-- BEGIN Supplied data --
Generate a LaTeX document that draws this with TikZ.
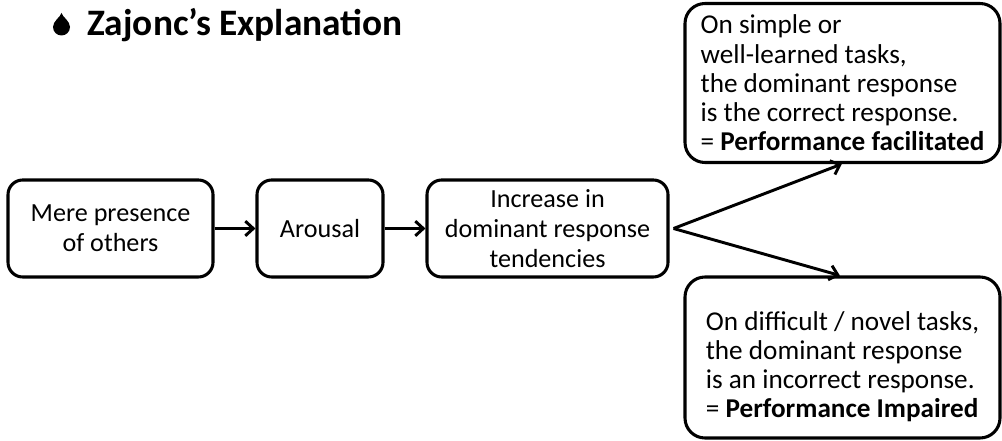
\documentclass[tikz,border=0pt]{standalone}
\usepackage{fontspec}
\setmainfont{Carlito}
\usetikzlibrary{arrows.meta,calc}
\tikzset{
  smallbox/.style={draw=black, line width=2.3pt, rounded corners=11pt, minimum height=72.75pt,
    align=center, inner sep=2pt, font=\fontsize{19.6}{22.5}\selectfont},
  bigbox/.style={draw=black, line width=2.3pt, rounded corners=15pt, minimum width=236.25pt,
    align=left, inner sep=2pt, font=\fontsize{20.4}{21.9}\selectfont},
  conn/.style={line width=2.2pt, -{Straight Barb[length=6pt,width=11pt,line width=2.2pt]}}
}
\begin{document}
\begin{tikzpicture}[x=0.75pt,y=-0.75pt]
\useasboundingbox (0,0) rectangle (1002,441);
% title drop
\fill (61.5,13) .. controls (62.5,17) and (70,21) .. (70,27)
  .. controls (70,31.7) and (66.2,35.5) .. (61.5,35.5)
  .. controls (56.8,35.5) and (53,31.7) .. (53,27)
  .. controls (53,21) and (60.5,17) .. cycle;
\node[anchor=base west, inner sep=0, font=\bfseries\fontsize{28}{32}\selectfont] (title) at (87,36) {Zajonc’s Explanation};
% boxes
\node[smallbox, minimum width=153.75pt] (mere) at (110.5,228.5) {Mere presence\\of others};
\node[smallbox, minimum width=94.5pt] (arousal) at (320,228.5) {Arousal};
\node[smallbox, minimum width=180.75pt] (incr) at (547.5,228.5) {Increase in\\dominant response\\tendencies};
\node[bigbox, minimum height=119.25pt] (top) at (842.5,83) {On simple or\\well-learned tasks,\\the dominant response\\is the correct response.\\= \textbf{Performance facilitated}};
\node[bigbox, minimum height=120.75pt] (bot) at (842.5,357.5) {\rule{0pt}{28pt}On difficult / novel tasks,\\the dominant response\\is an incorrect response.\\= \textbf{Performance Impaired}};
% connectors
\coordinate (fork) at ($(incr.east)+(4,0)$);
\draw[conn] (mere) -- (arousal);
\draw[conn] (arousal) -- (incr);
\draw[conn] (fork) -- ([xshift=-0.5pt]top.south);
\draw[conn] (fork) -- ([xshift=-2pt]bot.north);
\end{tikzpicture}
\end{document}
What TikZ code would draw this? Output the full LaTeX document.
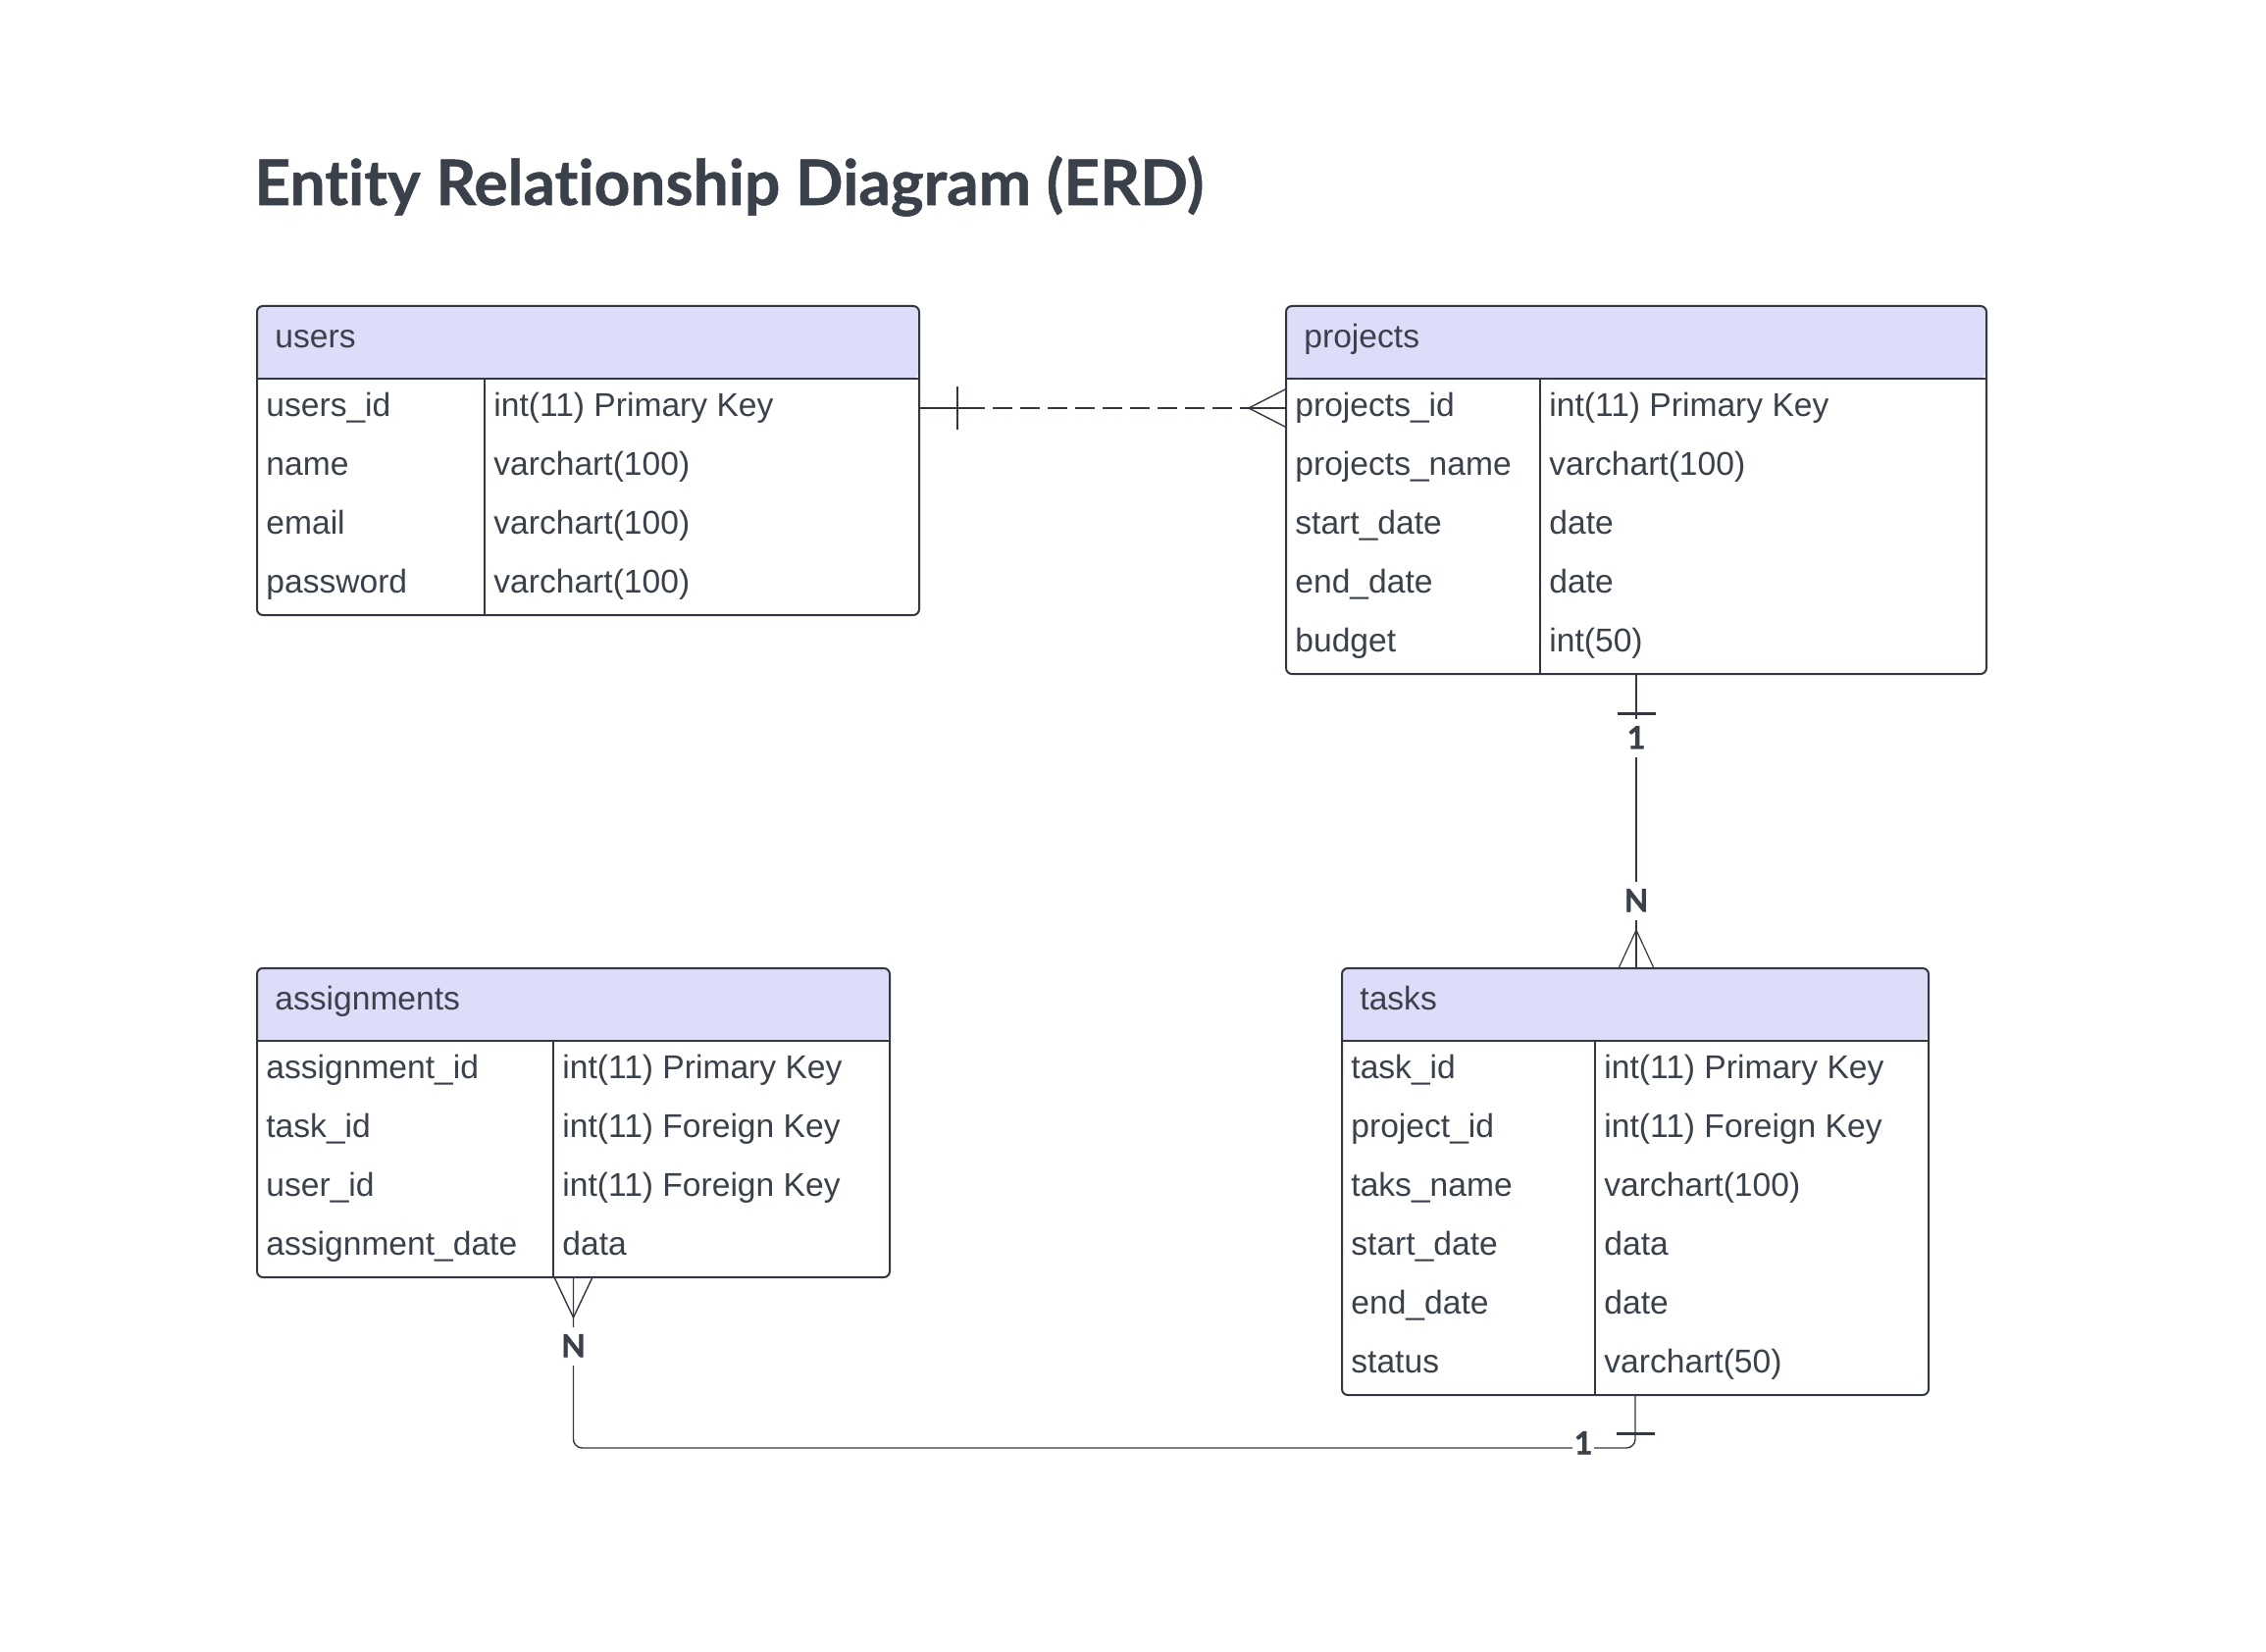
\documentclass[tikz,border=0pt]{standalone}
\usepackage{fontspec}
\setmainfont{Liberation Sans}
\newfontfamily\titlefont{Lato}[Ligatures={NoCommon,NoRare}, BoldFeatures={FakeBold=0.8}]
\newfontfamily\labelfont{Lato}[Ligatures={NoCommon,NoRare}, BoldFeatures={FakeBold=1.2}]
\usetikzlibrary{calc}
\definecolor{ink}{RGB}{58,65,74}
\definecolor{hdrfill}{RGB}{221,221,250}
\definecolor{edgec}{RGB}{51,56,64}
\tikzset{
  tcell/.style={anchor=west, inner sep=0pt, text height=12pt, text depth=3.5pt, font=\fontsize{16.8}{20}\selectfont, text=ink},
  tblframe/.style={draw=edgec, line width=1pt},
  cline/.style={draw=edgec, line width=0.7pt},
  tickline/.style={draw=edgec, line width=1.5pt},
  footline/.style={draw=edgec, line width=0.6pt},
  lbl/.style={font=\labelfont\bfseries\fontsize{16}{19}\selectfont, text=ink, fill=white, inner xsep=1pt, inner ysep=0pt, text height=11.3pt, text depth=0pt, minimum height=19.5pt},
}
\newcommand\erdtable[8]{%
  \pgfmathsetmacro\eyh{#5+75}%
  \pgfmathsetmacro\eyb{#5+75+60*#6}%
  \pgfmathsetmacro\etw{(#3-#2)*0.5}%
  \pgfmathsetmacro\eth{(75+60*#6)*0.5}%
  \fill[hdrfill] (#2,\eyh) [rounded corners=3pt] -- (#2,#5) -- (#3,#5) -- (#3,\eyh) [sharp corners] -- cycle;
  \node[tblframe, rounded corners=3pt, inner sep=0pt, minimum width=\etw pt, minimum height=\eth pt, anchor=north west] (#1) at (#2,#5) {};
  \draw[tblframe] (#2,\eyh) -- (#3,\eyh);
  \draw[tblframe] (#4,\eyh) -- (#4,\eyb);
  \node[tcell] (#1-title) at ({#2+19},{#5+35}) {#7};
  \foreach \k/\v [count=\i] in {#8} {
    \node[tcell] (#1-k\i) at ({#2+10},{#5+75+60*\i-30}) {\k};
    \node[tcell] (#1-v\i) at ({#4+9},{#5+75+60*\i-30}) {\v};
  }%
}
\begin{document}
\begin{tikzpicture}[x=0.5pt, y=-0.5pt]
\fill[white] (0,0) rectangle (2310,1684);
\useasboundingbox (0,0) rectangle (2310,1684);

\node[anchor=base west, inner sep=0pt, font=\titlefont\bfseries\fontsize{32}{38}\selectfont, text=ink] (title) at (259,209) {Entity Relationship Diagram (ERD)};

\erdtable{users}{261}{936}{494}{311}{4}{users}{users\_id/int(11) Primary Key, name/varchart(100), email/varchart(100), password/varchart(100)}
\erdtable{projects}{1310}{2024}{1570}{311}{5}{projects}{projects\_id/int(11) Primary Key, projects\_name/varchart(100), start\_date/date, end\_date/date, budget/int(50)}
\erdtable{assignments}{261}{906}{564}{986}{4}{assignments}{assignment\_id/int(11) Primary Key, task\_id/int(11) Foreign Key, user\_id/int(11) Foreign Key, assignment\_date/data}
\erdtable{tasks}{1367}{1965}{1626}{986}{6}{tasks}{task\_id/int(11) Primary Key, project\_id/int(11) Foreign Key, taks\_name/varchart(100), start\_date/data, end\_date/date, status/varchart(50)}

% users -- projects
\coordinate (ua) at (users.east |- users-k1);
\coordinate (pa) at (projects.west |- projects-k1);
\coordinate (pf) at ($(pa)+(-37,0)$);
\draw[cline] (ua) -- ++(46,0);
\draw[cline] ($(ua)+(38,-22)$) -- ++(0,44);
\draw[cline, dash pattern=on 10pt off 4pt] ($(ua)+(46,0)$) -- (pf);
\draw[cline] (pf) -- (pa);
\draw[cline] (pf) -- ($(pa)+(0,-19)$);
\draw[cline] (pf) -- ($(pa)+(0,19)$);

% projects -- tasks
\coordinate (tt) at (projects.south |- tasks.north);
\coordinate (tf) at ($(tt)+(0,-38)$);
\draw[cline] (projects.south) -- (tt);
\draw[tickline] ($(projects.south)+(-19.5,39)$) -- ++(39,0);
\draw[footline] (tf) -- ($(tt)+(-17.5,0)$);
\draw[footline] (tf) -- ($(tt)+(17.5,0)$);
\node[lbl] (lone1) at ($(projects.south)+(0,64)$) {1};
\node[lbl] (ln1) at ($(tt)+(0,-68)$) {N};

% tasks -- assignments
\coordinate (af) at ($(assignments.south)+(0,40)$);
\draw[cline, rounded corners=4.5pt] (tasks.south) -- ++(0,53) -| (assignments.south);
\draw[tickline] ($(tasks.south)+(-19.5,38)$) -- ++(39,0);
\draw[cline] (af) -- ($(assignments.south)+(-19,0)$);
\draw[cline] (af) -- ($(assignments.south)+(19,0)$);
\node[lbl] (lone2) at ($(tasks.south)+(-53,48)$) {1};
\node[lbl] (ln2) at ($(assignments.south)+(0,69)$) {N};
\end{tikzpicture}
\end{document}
-- END Supplied data --
▶ Exercise details
Repeat exactly the lines above, from the line that contains "What TikZ code" down through the line that contains "text=ink] (title) at". Include both of those lines and none of the pictures.

▶ Solution below
What TikZ code would draw this? Output the full LaTeX document.
\documentclass[tikz,border=0pt]{standalone}
\usepackage{fontspec}
\setmainfont{Liberation Sans}
\newfontfamily\titlefont{Lato}[Ligatures={NoCommon,NoRare}, BoldFeatures={FakeBold=0.8}]
\newfontfamily\labelfont{Lato}[Ligatures={NoCommon,NoRare}, BoldFeatures={FakeBold=1.2}]
\usetikzlibrary{calc}
\definecolor{ink}{RGB}{58,65,74}
\definecolor{hdrfill}{RGB}{221,221,250}
\definecolor{edgec}{RGB}{51,56,64}
\tikzset{
  tcell/.style={anchor=west, inner sep=0pt, text height=12pt, text depth=3.5pt, font=\fontsize{16.8}{20}\selectfont, text=ink},
  tblframe/.style={draw=edgec, line width=1pt},
  cline/.style={draw=edgec, line width=0.7pt},
  tickline/.style={draw=edgec, line width=1.5pt},
  footline/.style={draw=edgec, line width=0.6pt},
  lbl/.style={font=\labelfont\bfseries\fontsize{16}{19}\selectfont, text=ink, fill=white, inner xsep=1pt, inner ysep=0pt, text height=11.3pt, text depth=0pt, minimum height=19.5pt},
}
\newcommand\erdtable[8]{%
  \pgfmathsetmacro\eyh{#5+75}%
  \pgfmathsetmacro\eyb{#5+75+60*#6}%
  \pgfmathsetmacro\etw{(#3-#2)*0.5}%
  \pgfmathsetmacro\eth{(75+60*#6)*0.5}%
  \fill[hdrfill] (#2,\eyh) [rounded corners=3pt] -- (#2,#5) -- (#3,#5) -- (#3,\eyh) [sharp corners] -- cycle;
  \node[tblframe, rounded corners=3pt, inner sep=0pt, minimum width=\etw pt, minimum height=\eth pt, anchor=north west] (#1) at (#2,#5) {};
  \draw[tblframe] (#2,\eyh) -- (#3,\eyh);
  \draw[tblframe] (#4,\eyh) -- (#4,\eyb);
  \node[tcell] (#1-title) at ({#2+19},{#5+35}) {#7};
  \foreach \k/\v [count=\i] in {#8} {
    \node[tcell] (#1-k\i) at ({#2+10},{#5+75+60*\i-30}) {\k};
    \node[tcell] (#1-v\i) at ({#4+9},{#5+75+60*\i-30}) {\v};
  }%
}
\begin{document}
\begin{tikzpicture}[x=0.5pt, y=-0.5pt]
\fill[white] (0,0) rectangle (2310,1684);
\useasboundingbox (0,0) rectangle (2310,1684);

\node[anchor=base west, inner sep=0pt, font=\titlefont\bfseries\fontsize{32}{38}\selectfont, text=ink] (title) at (259,209) {Entity Relationship Diagram (ERD)};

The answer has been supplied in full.